Short problem: Extract everything from the first line through the line with "span_div = 1.65", both ends included, except for any pictures.

Supplied information:
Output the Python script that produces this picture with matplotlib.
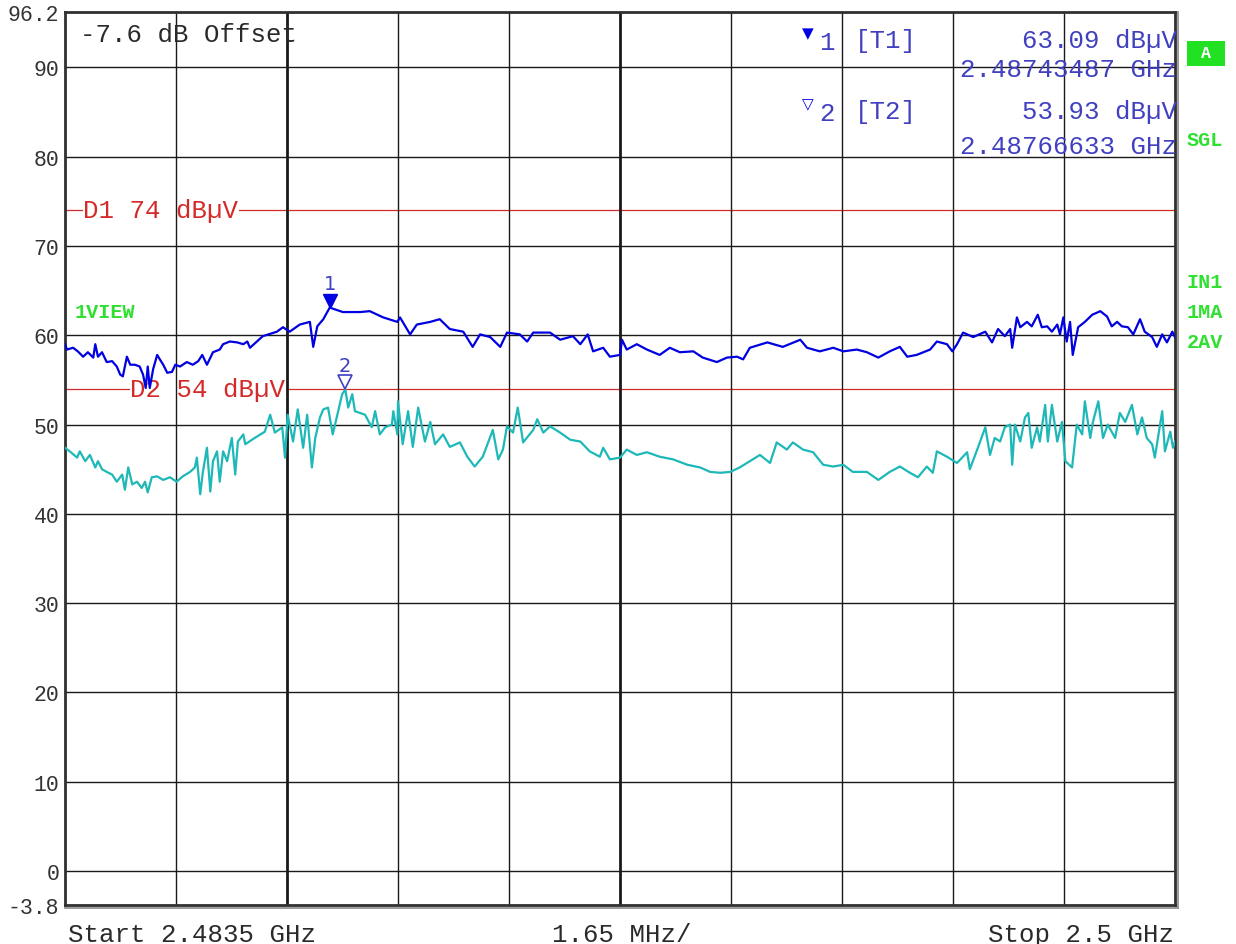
import matplotlib
matplotlib.use("Agg")
import matplotlib.pyplot as plt
import matplotlib.transforms as mtransforms
from matplotlib.patches import Rectangle
from matplotlib.lines import Line2D
import numpy as np

# sweep settings (MHz)
f_start = 2483.5
f_stop = 2500.0
span_div = 1.65

# marker readouts
mk1_freq = 2487.43487
mk1_level = 63.09
mk2_freq = 2487.66633
mk2_level = 53.93

# display lines (dBuV)
d1_level = 74
d2_level = 54

# y axis
y_min, y_max = -3.8, 96.2
y_grid = [0, 10, 20, 30, 40, 50, 60, 70, 80, 90]
y_ticks = [-3.8, 0, 10, 20, 30, 40, 50, 60, 70, 80, 90, 96.2]
y_labels = ["-3.8", "0", "10", "20", "30", "40", "50", "60", "70", "80", "90", "96.2"]

# trace 1: max peak, offset from start (MHz) and level (dBuV)
pk_off = [0.00, 0.03, 0.12, 0.19, 0.27, 0.34, 0.42, 0.45, 0.49, 0.55, 0.62, 0.70,
          0.77, 0.82, 0.86, 0.92, 0.97, 1.04, 1.11, 1.16, 1.20, 1.23, 1.26, 1.31,
          1.37, 1.41, 1.46, 1.52, 1.59, 1.64, 1.71, 1.81, 1.90, 1.98, 2.04, 2.11,
          2.20, 2.30, 2.35, 2.45, 2.56, 2.65, 2.71, 2.75,
          2.94, 3.15, 3.24, 3.34, 3.49, 3.64, 3.69, 3.75, 3.84, 3.935, 4.13, 4.39,
          4.53, 4.73, 4.94, 4.98, 5.13, 5.23, 5.43, 5.57, 5.72, 5.92, 6.06, 6.17,
          6.32, 6.47, 6.57, 6.76, 6.87, 6.96, 7.21, 7.36, 7.55, 7.66, 7.77, 7.85,
          8.00, 8.10, 8.25, 8.28, 8.35, 8.50, 8.65, 8.84, 8.99, 9.14, 9.34, 9.48,
          9.69, 9.84, 9.99, 10.08, 10.18, 10.44, 10.67, 10.93, 11.03, 11.22, 11.42,
          11.57, 11.77, 11.92, 12.09, 12.26, 12.41, 12.52, 12.66, 12.86, 12.96,
          13.11, 13.19, 13.26, 13.35, 13.50,
          13.68, 13.78, 13.87, 13.97, 14.05, 14.08, 14.15, 14.20, 14.30, 14.37,
          14.46, 14.52, 14.60, 14.67, 14.75, 14.79, 14.84, 14.89, 14.94, 14.98,
          15.06, 15.16, 15.27, 15.39, 15.49, 15.56, 15.64, 15.71, 15.80, 15.88,
          15.98, 16.05, 16.16, 16.23, 16.31, 16.38, 16.46, 16.50]
pk_lvl = [59.0, 58.4, 58.6, 58.2, 57.6, 58.1, 57.5, 59.0, 57.6, 58.1, 57.0, 57.1,
          56.5, 55.6, 55.4, 57.6, 56.7, 56.7, 56.5, 55.6, 54.1, 56.5, 54.1, 56.2,
          57.8, 57.3, 56.7, 55.8, 55.9, 56.7, 56.5, 57.0, 56.7, 57.1, 57.8, 56.7,
          58.1, 58.4, 59.0, 59.3, 59.2, 59.0, 59.3, 58.6,
          59.9, 60.4, 60.9, 60.4, 61.2, 61.5, 58.7, 61.0, 61.8, 63.1, 62.6, 62.6,
          62.7, 62.0, 61.5, 62.0, 60.1, 61.2, 61.5, 61.8, 60.7, 60.4, 58.7, 60.1,
          59.8, 58.7, 60.3, 60.1, 59.3, 60.3, 60.3, 59.5, 59.9, 59.0, 60.1, 58.2,
          58.6, 57.6, 57.8, 59.5, 58.4, 59.0, 58.4, 57.8, 58.6, 58.1, 58.2, 57.5,
          57.0, 57.5, 57.6, 57.3, 58.6, 59.2, 58.7, 59.5, 58.6, 58.2, 58.6,
          58.2, 58.4, 58.1, 57.5, 58.2, 58.7, 57.6, 57.8, 58.4, 59.3,
          59.0, 58.2, 59.0, 60.3, 59.8,
          60.4, 59.2, 60.7, 59.9, 60.7, 58.6, 62.0, 60.9, 61.5, 61.0,
          62.3, 60.9, 61.0, 60.4, 61.2, 60.1, 62.0, 59.3, 61.5, 57.8,
          60.9, 61.5, 62.3, 62.7, 62.1, 61.0, 61.5, 61.0, 60.9, 60.1,
          61.8, 60.4, 59.8, 58.7, 60.1, 59.2, 60.4, 59.8]

# trace 2: average
av_off = [0.00, 0.07, 0.18, 0.22, 0.30, 0.37, 0.45, 0.49, 0.55, 0.62, 0.70, 0.77,
          0.85, 0.89, 0.94, 1.00, 1.07, 1.14, 1.19, 1.23, 1.29, 1.37, 1.46, 1.56,
          1.66, 1.75, 1.86, 1.93, 1.96, 2.01, 2.05, 2.11, 2.16, 2.20, 2.26, 2.30,
          2.35, 2.41, 2.48, 2.53, 2.57, 2.65,
          2.68, 2.82, 2.97, 3.05, 3.12, 3.23, 3.27, 3.31, 3.39, 3.46,
          3.54, 3.60, 3.67, 3.72, 3.79, 3.84, 3.91, 3.98, 4.06, 4.12,
          4.167, 4.21, 4.27, 4.31, 4.46, 4.56, 4.61, 4.68, 4.76, 4.86,
          4.88, 4.94, 4.95, 5.02, 5.10, 5.17, 5.25, 5.35, 5.43, 5.50,
          5.62, 5.72, 5.87, 5.98, 6.09, 6.21, 6.36, 6.44, 6.51, 6.57, 6.66, 6.73, 6.81,
          6.96, 7.02, 7.11, 7.21, 7.36, 7.51, 7.66, 7.80, 7.95, 8.00, 8.10, 8.25, 8.35,
          8.50, 8.65, 8.84, 9.04, 9.25, 9.44, 9.59, 9.74, 9.89, 10.03, 10.18, 10.33,
          10.48, 10.58, 10.73, 10.82, 10.97, 11.12, 11.27, 11.42, 11.57, 11.71, 11.92,
          12.09, 12.26, 12.41, 12.56, 12.68, 12.81, 12.90, 12.96, 13.11, 13.26, 13.41,
          13.45, 13.56,
          13.68, 13.75, 13.82, 13.90, 13.97, 14.05, 14.08, 14.12, 14.20, 14.27,
          14.32, 14.37, 14.45, 14.49, 14.57, 14.61, 14.67, 14.75, 14.82, 14.87,
          14.97, 15.04, 15.12, 15.16, 15.24, 15.28, 15.36, 15.43, 15.50, 15.61,
          15.68, 15.76, 15.86, 15.94, 16.01, 16.08, 16.16, 16.20, 16.31, 16.35,
          16.43, 16.47, 16.50]
av_lvl = [47.4, 47.0, 46.3, 47.0, 45.9, 46.6, 45.2, 45.9, 45.0, 44.7, 44.4, 43.6,
          44.4, 42.7, 45.2, 43.3, 43.6, 42.9, 43.6, 42.4, 44.1, 44.2, 43.8, 44.1,
          43.6, 44.2, 44.7, 45.2, 46.3, 42.2, 44.7, 47.4, 42.5, 45.9, 47.0, 43.6,
          47.0, 45.9, 48.5, 44.4, 48.1, 48.9,
          47.8, 48.5, 49.2, 51.1, 49.1, 49.7, 46.3, 51.1, 48.1, 51.7,
          47.4, 51.1, 45.2, 48.5, 50.8, 51.7, 51.9, 48.9, 51.5, 53.4,
          53.93, 51.9, 53.4, 51.5, 51.1, 49.7, 51.5, 48.9, 49.7, 50.0,
          51.5, 48.9, 52.6, 47.8, 51.5, 47.5, 51.9, 48.1, 50.3, 47.8,
          48.9, 47.5, 48.0, 46.4, 45.3, 46.4, 49.4, 46.1, 47.2, 49.8, 49.1, 51.9, 48.0,
          49.4, 50.6, 49.1, 49.8, 49.1, 48.3, 48.1, 47.0, 46.4, 47.4, 46.1, 46.3, 47.2,
          46.6, 46.9, 46.4, 46.1, 45.5, 45.2, 44.7, 44.6, 44.7, 45.2, 45.9, 46.6,
          45.7, 48.0, 47.2, 48.0, 47.2, 46.9, 45.5, 45.3, 45.5, 44.7, 44.7,
          43.8, 44.7, 45.3, 44.6, 44.1, 45.3, 44.6, 47.0, 46.4, 45.7, 46.9,
          45.0, 47.2,
          49.7, 46.6, 48.5, 48.1, 49.7, 50.0, 45.5, 50.0, 48.1, 50.8,
          51.3, 47.4, 49.7, 48.1, 52.2, 48.1, 52.2, 48.1, 50.3, 45.9,
          45.2, 50.0, 48.9, 52.6, 48.5, 50.3, 52.6, 48.5, 50.0, 48.5,
          51.3, 50.3, 52.2, 48.9, 50.8, 48.5, 47.8, 46.3, 51.5, 47.0,
          49.2, 47.4, 48.1]

BLUE = "#0000e0"
CYAN = "#1fb8b8"
RED = "#d42a2a"
TXT_BLUE = "#4040c0"
GREEN = "#30e030"
TXT = "#2a2a2a"
MONO = "Liberation Mono"
FS = 18.5

W, H = 1236, 945
fig = plt.figure(figsize=(W / 100, H / 100), dpi=100)
fig.patch.set_facecolor("white")
ax = fig.add_axes([65 / W, (H - 906) / H, (1175 - 65) / W, (906 - 13) / H])


def fpos(x, y):
    # pixel position -> figure fraction
    return x / W, 1 - y / H


ax.set_xlim(f_start, f_stop)
ax.set_ylim(y_min, y_max)

# graticule
for yv in y_grid:
    ax.axhline(yv, color="#1a1a1a", lw=1.0, zorder=2)
for i in range(1, 10):
    lw = 2.0 if i in (2, 5) else 1.0
    ax.axvline(f_start + i * span_div, color="#1a1a1a", lw=lw, zorder=2)

# display lines
ax.axhline(d1_level, color=RED, lw=0.9, zorder=1)
ax.axhline(d2_level, color=RED, lw=0.9, zorder=1)
ax.text(f_start + 0.27, d1_level, "D1 74 dBµV", color=RED, family=MONO, fontsize=FS,
        va="center", ha="left", zorder=1.5,
        bbox=dict(facecolor="white", edgecolor="none", pad=0.3))
ax.text(f_start + 0.97, d2_level, "D2 54 dBµV", color=RED, family=MONO, fontsize=FS,
        va="center", ha="left", zorder=1.5,
        bbox=dict(facecolor="white", edgecolor="none", pad=0.3))

# traces
ax.plot(f_start + np.array(pk_off), pk_lvl, color=BLUE, lw=1.6, zorder=3)
ax.plot(f_start + np.array(av_off), av_lvl, color=CYAN, lw=1.6, zorder=3)

# markers sitting on the trace
up = mtransforms.ScaledTranslation(0, 7 / 100, fig.dpi_scale_trans)
ax.plot([mk1_freq], [mk1_level], marker="v", ms=10, color=BLUE,
        transform=ax.transData + up, zorder=4, clip_on=False)
ax.plot([mk2_freq], [mk2_level], marker="v", ms=10, mfc="white", mec=TXT_BLUE,
        mew=1.2, transform=ax.transData + up, zorder=4, clip_on=False)
up2 = mtransforms.ScaledTranslation(0, 24 / 100, fig.dpi_scale_trans)
ax.text(mk1_freq, mk1_level, "1", color=TXT_BLUE, fontsize=14, ha="center",
        va="center", transform=ax.transData + up2, family="DejaVu Sans")
ax.text(mk2_freq, mk2_level, "2", color=TXT_BLUE, fontsize=14, ha="center",
        va="center", transform=ax.transData + up2, family="DejaVu Sans")

# axes styling
ax.set_xticks([])
ax.set_yticks(y_ticks)
ax.set_yticklabels(y_labels, family=MONO, fontsize=15.5, color="#333333")
ax.tick_params(axis="y", length=0, pad=4)
for sp in ax.spines.values():
    sp.set_color("#303030")
    sp.set_linewidth(2.0)
# shadow of the screen frame
fig.add_artist(Line2D([1178 / W, 1178 / W], [1 - 13 / H, 1 - 909 / H],
                      color="#8a8a8a", lw=1.2))
fig.add_artist(Line2D([65 / W, 1178 / W], [1 - 909 / H, 1 - 909 / H],
                      color="#8a8a8a", lw=1.2))

# annotations inside the screen
fig.text(*fpos(80, 35), "-7.6 dB Offset", family=MONO, fontsize=FS, color=TXT,
         va="center", ha="left")
fig.text(*fpos(75, 313), "1VIEW", family=MONO, fontsize=14.5, fontweight="bold",
         color=GREEN, va="center", ha="left")

# marker table
fig.text(*fpos(808, 34), "▼", family="DejaVu Sans", fontsize=11, color=BLUE,
         va="center", ha="center")
fig.text(*fpos(808, 105), "▽", family="DejaVu Sans", fontsize=11, color=BLUE,
         va="center", ha="center")
fig.text(*fpos(819, 43), "1", family=MONO, fontsize=FS, color=TXT_BLUE, va="center")
fig.text(*fpos(819, 114), "2", family=MONO, fontsize=FS, color=TXT_BLUE, va="center")
fig.text(*fpos(855, 41), "[T1]", family=MONO, fontsize=FS, color=TXT_BLUE, va="center")
fig.text(*fpos(855, 112), "[T2]", family=MONO, fontsize=FS, color=TXT_BLUE, va="center")
fig.text(*fpos(1177, 41), "%.2f dBµV" % mk1_level, family=MONO, fontsize=FS,
         color=TXT_BLUE, va="center", ha="right")
fig.text(*fpos(1177, 70), "%.8f GHz" % (mk1_freq / 1000), family=MONO, fontsize=FS,
         color=TXT_BLUE, va="center", ha="right")
fig.text(*fpos(1177, 112), "%.2f dBµV" % mk2_level, family=MONO, fontsize=FS,
         color=TXT_BLUE, va="center", ha="right")
fig.text(*fpos(1177, 147), "%.8f GHz" % (mk2_freq / 1000), family=MONO, fontsize=FS,
         color=TXT_BLUE, va="center", ha="right")

# side labels
fig.add_artist(Rectangle((1187 / W, 1 - 67 / H), 38 / W, 25 / H,
                         transform=fig.transFigure, facecolor="#22e022",
                         edgecolor="none"))
fig.text(*fpos(1206, 54), "A", family=MONO, fontsize=12, fontweight="bold",
         color="white", va="center", ha="center")
for lbl, yy in [("SGL", 140), ("IN1", 283), ("1MA", 313), ("2AV", 342)]:
    fig.text(*fpos(1187, yy), lbl, family=MONO, fontsize=14.5, fontweight="bold",
             color=GREEN, va="center", ha="left")

# sweep info
fig.text(*fpos(68, 935), "Start %.4f GHz" % (f_start / 1000), family=MONO,
         fontsize=FS, color=TXT, va="center", ha="left")
fig.text(*fpos(622, 935), "%.2f MHz/" % span_div, family=MONO, fontsize=FS,
         color=TXT, va="center", ha="center")
fig.text(*fpos(1174, 935), "Stop %.1f GHz" % (f_stop / 1000), family=MONO,
         fontsize=FS, color=TXT, va="center", ha="right")

fig.savefig("out.png", dpi=100, facecolor="white")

The solution:
Output the Python script that produces this picture with matplotlib.
import matplotlib
matplotlib.use("Agg")
import matplotlib.pyplot as plt
import matplotlib.transforms as mtransforms
from matplotlib.patches import Rectangle
from matplotlib.lines import Line2D
import numpy as np

# sweep settings (MHz)
f_start = 2483.5
f_stop = 2500.0
span_div = 1.65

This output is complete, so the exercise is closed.